A Lifelong Identification with the Oppressed


In her memoirs, Louise Michel does not describe a sudden political awakening. Instead, she presents her radicalism as something that grew slowly and organically. Raised in rural Haute-Marne, she saw early how hard people worked for very little reward, and how kindness, talent, and effort were rarely matched by security or dignity.


This awareness stayed with her. Whether she was teaching, organizing in Paris, or living in exile, Michel returned to the same moral insight: society was structured to benefit a few at the expense of the many, and to remain neutral in such a system was itself a form of complicity.


Her writing is filled with attention to people whom society preferred not to see - workers, women, the poor, the imprisoned, the colonized. She did not treat them as abstract “causes,” but as human beings with voices, lives, and stories.


Fair Wages and Women’s Work


One of the injustices that most outraged Louise Michel was economic exploitation, especially the chronic underpayment of women. Women labored long hours - in homes, workshops, schools, and factories - yet were paid far less than men for work that was just as essential.


Michel understood this as a structural injustice. Low wages kept women dependent, vulnerable, and excluded from real autonomy, even as their labor sustained families and entire economies.


The Fight for Fair Wages is inspired by this part of her life. Rather than presenting economic justice as an abstract idea, the story draws from Louise Michel’s deep engagement with working people and her insistence that dignity and survival should never be in conflict.


Radicalism Without Detachment


Louise Michel’s radicalism was never cold or theoretical. It grew out of everyday realities - hunger, overcrowded housing, unpaid labor, children forced into work. She distrusted systems that treated people as numbers and preferred to begin with lived experience.


During the Paris Commune of 1871, this approach became visible on a larger scale. Michel supported efforts to expand education, challenge inequality, and improve the lives of workers and families. She worked closely with women’s groups, spoke publicly, and rejected the idea that injustice was inevitable.


After the Commune was crushed, she did not retreat. Exile and imprisonment only deepened her conviction that real justice required more than small reforms - it required a fundamental change in how power and resources were distributed.


Why This Story Matters Now


I was drawn to Louise Michel’s radicalism because it continues to speak directly to the present. Questions of fair pay, gendered labor, and economic precarity remain unresolved today. Her belief that exploitation is built into systems - not simply the result of bad individuals - still speaks with unsettling clarity.

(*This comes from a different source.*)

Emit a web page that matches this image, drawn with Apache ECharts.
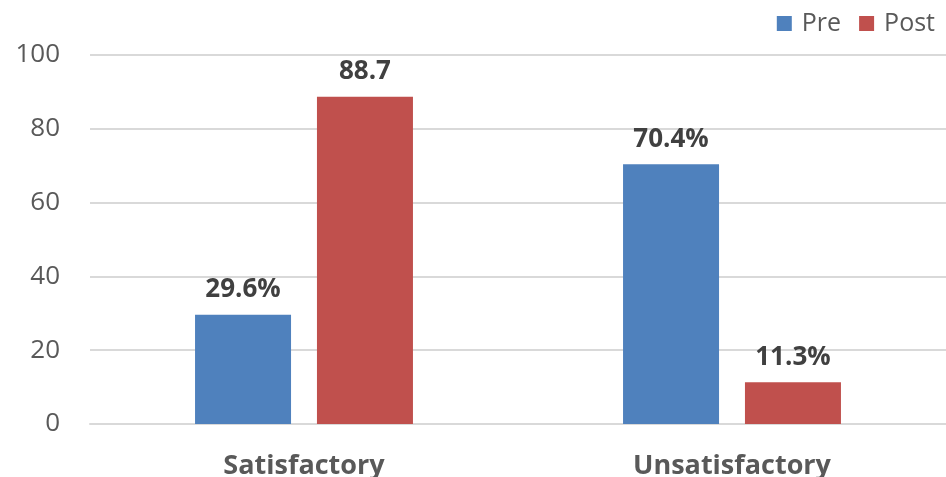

The Fight for Fair Wages is my attempt to explore that spirit in story form. Through moments of tension and decision, it reflects Louise Michel’s fierce commitment to equality, her loyalty to working people, and her conviction that justice is something you act on, not just talk about.


Louise Michel did not fight for the downtrodden because it was fashionable or strategic. She fought because she believed, deeply and uncompromisingly, that a world built on injustice had no moral legitimacy.


That refusal - clear-eyed, compassionate, and radical - is at the heart of her life, and of this story.